И, как я уже говорила, на Оукли-стрит произошло множество завоеваний: постоянный приток свежей крови, появлявшейся либо по собственному произволу, либо обеспечивавшейся энергичными усилиями.

Как-то раз, помню, мы с Биффо, во время пробежки от Челси-бридж через Баттерси-парк наткнулись на юную особу лет 16 – 17-ти с длинными прямыми каштановыми волосами, все еще в школьной форме: в гольфиках, шортах и т.д., храни ее Бог, и мы просто не могли устоять.

“Извини, дорогая, – сказал Биффо, как всегда вежливый, – ты случайно не носишь чулок под шортами?”

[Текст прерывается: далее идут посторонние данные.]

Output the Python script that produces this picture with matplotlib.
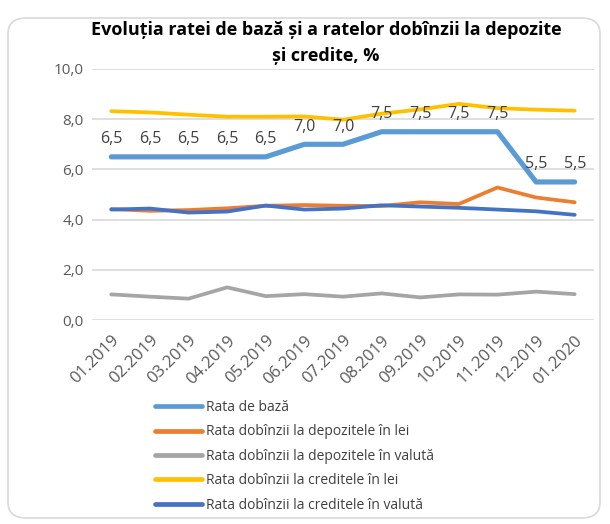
import matplotlib
matplotlib.use("Agg")
import matplotlib.pyplot as plt
from matplotlib.patches import FancyBboxPatch

plt.rcParams['font.family'] = ['Open Sans', 'DejaVu Sans']

months = ["01.2019", "02.2019", "03.2019", "04.2019", "05.2019", "06.2019", "07.2019",
          "08.2019", "09.2019", "10.2019", "11.2019", "12.2019", "01.2020"]
rata_baza = [6.5, 6.5, 6.5, 6.5, 6.5, 7.0, 7.0, 7.5, 7.5, 7.5, 7.5, 5.5, 5.5]
dep_lei = [4.42, 4.35, 4.38, 4.45, 4.55, 4.58, 4.55, 4.54, 4.69, 4.62, 5.28, 4.88, 4.69]
dep_valuta = [1.02, 0.93, 0.85, 1.30, 0.95, 1.03, 0.93, 1.06, 0.90, 1.02, 1.01, 1.13, 1.03]
cred_lei = [8.32, 8.27, 8.18, 8.10, 8.10, 8.11, 7.98, 8.22, 8.39, 8.61, 8.44, 8.38, 8.34]
cred_valuta = [4.40, 4.44, 4.28, 4.32, 4.56, 4.40, 4.44, 4.57, 4.52, 4.47, 4.40, 4.33, 4.19]

names = ["Rata de bază", "Rata dobînzii la depozitele în lei", "Rata dobînzii la depozitele în valută",
         "Rata dobînzii la creditele în lei", "Rata dobînzii la creditele în valută"]
colors = ["#5B9BD5", "#ED7D31", "#A5A5A5", "#FFC000", "#4472C4"]

W, H = 610, 524
fig = plt.figure(figsize=(W / 100, H / 100), dpi=100)
fig.patch.set_facecolor("white")

# rounded frame
frame = FancyBboxPatch((8 / W, 6 / H), 592 / W, 500 / H,
                       boxstyle="round,pad=0,rounding_size=0.03",
                       transform=fig.transFigure, facecolor="white",
                       edgecolor="#D9D9D9", linewidth=1.2, zorder=-10)
fig.patches.append(frame)

ax = fig.add_axes([92 / W, 1 - 320 / H, (594 - 92) / W, (320 - 69) / H])
ax.set_zorder(2)
ax.set_facecolor("none")
x = list(range(len(months)))
series = [rata_baza, dep_lei, dep_valuta, cred_lei, cred_valuta]
lws = [3.7, 2.7, 2.7, 2.7, 2.7]
zorders = [5, 3, 3, 3, 4]
handles = []
for s, c, n, lw, z in zip(series, colors, names, lws, zorders):
    h, = ax.plot(x, s, color=c, lw=lw, label=n, zorder=z,
                 solid_capstyle="round", solid_joinstyle="round")
    handles.append(h)

for xi, v in zip(x, rata_baza):
    ax.annotate(f"{v:.1f}".replace(".", ","), (xi, v), xytext=(0, 7),
                textcoords="offset points", ha="center", va="bottom",
                fontsize=11.5, color="#404040", zorder=6)

ax.set_xlim(-0.5, len(months) - 0.5)
ax.set_ylim(0, 10)
ax.set_yticks([0, 2, 4, 6, 8, 10])
ax.set_yticklabels([f"{v:.1f}".replace(".", ",") for v in [0, 2, 4, 6, 8, 10]],
                   fontsize=11, color="#595959")
ax.set_xticks(x)
ax.set_xticklabels(months, rotation=45, ha="right", rotation_mode="anchor",
                   fontsize=12, color="#595959")
ax.tick_params(axis="both", length=0, pad=6)
ax.tick_params(axis="x", pad=9)
ax.grid(axis="y", color="#D9D9D9", lw=1.2)
ax.set_axisbelow(True)
for sp in ax.spines.values():
    sp.set_visible(False)

fig.text(326 / W, 1 - 30 / H, "Evoluția ratei de bază și a ratelor dobînzii la depozite",
         ha="center", va="center", fontsize=13, fontweight="bold", color="black")
fig.text(326 / W, 1 - 56 / H, "și credite, %",
         ha="center", va="center", fontsize=13, fontweight="bold", color="black")

leg = fig.legend(handles=handles, loc="upper left", bbox_to_anchor=(155 / W, 1 - 400 / H),
                 frameon=False, fontsize=10, handlelength=3.4, handletextpad=0.25,
                 labelspacing=0.68, labelcolor="#404040", borderaxespad=0, borderpad=0)
for lh in leg.get_lines():
    lh.set_linewidth(3.4)
    lh.set_solid_capstyle("round")

fig.savefig("out.png", dpi=100, facecolor="white")
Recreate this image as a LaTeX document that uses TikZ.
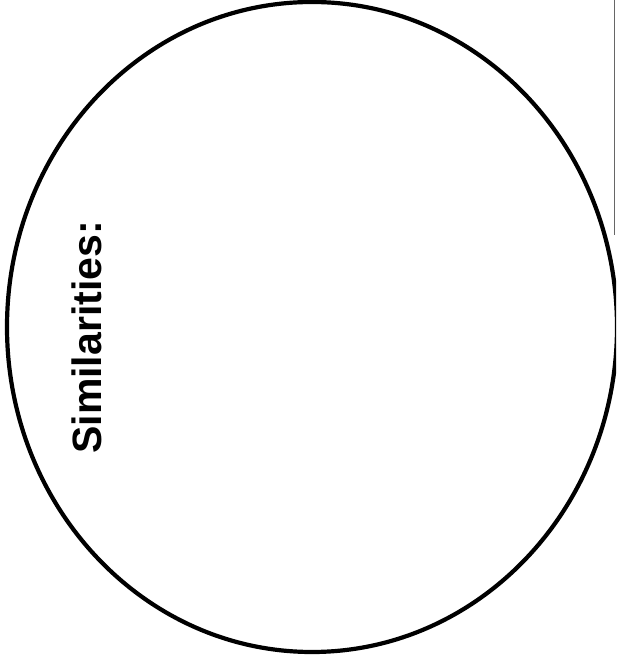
\documentclass[tikz,border=0pt]{standalone}
\usepackage{fontspec}
\setmainfont{Liberation Sans}
\usepackage{tikz}
\usetikzlibrary{positioning}

\begin{document}
\begin{tikzpicture}[x=1pt, y=1pt, thick]
  \useasboundingbox (0,0) rectangle (616,655);

  % Kruh
  \begin{scope}
    \clip (0,0) rectangle (616,655);
    \draw[line width=4.2pt] (312,328) ellipse [x radius=305, y radius=325];
  \end{scope}

  % Okraj listu
  \draw[line width=1pt, black!60] (614,655) -- (614,420);

  % Nadpis
  \node[rotate=90, anchor=base west, inner sep=0pt, font=\fontsize{41}{46}\selectfont\bfseries]
    (label) at (101,201) {Similarities:};
\end{tikzpicture}
\end{document}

И, когда она обалдело посмотрела на него, он добавил: “Потому что, если нет, то следовало бы”, и она улыбнулась. Хороший знак, подумала я, уже ощущая зуд.

“Ну, сказала она, вообще-то не ношу.”

Биффо бросил на нее самый завлекающий взгляд: “Ну, тогда, может, ты пойдешь с нами, и мы подыщем тебе парочку. Уверен, мы без труда найдем твой размер.”

Вернувшись на Оукли-стрит, мы познакомились с ней поближе и сообщили, кто мы такие, а потом исполнили свое обещание. Поднесли ей холодный напиток и горячую самокрутку и показали ей нашу чулочную коллекцию, и она примерила парочку. Потом Биффо сам сделал примерку – “показал самую суть”, как мы все это называли, все еще под впечатлением от его величественного инструмента, – а потом, не в силах больше сдерживаться, мы насиловали ее пока ей не настало время идти обратно в школу. Она ушла, спросив, когда ей можно будет придти и поиграть еще. Они все возвращались. В те времена авантюризм распространился по всей стране.

Так и шло: не только секс, но все эти чувственные, спонтанные, творческие чары, заворожившие меня и моих друзей в то время и в том месте.

А это действительно было другое время: изысканные и прекрасные одеяния, утонченные блюда, блистательная музыка, озарения моих поэтических вечеров, которые действительно остались самыми лучшими моими воспоминаниями. Не каждый получает возможность насладиться в собственном доме выступлением своих любимых артистов – лучших в мире, – впервые представляющих свои новые работы современникам – возможно, лучшей в мире аудитории.

На Оукли-стрит было замечательно, но Челси не был всем земным шаром. Конкретно, он не был Нью-Йорком, он не был королевством Дэвида, а я все еще была подданной этого королевства, так что время от времени мне приходилось покидать Лондон и отправляться туда, где был Дэвид (на самолете: я не разделяла его паники, что страшный дядя заберет меня, если я поднимусь в небо).

Где бы Дэвид ни оказывался, везде становилось кокаиново-холодно и часто очень странно, но все же быть с ним имело свои плюсы. В смысле личной жизни он забился в угнетающе маленькую норку существования в неустроенном отвратительном темнокаменном доме на Западной Семнадцатой улице вместе с бандой верных подхалимов, и это было ужасно грустно; его жизнь превратилась в сплошное одинокое обдалбывание и одержимость работой, и больше ничего. Но, конечно, вся эта энергия, которую он выплескивал в работу, сотворила чудеса для его профессиональной жизни. Его новая музыка была великолепна. “Diamond Dogs” – и альбом, и турне – были его самой честолюбивой затеей, и они имели огромный успех.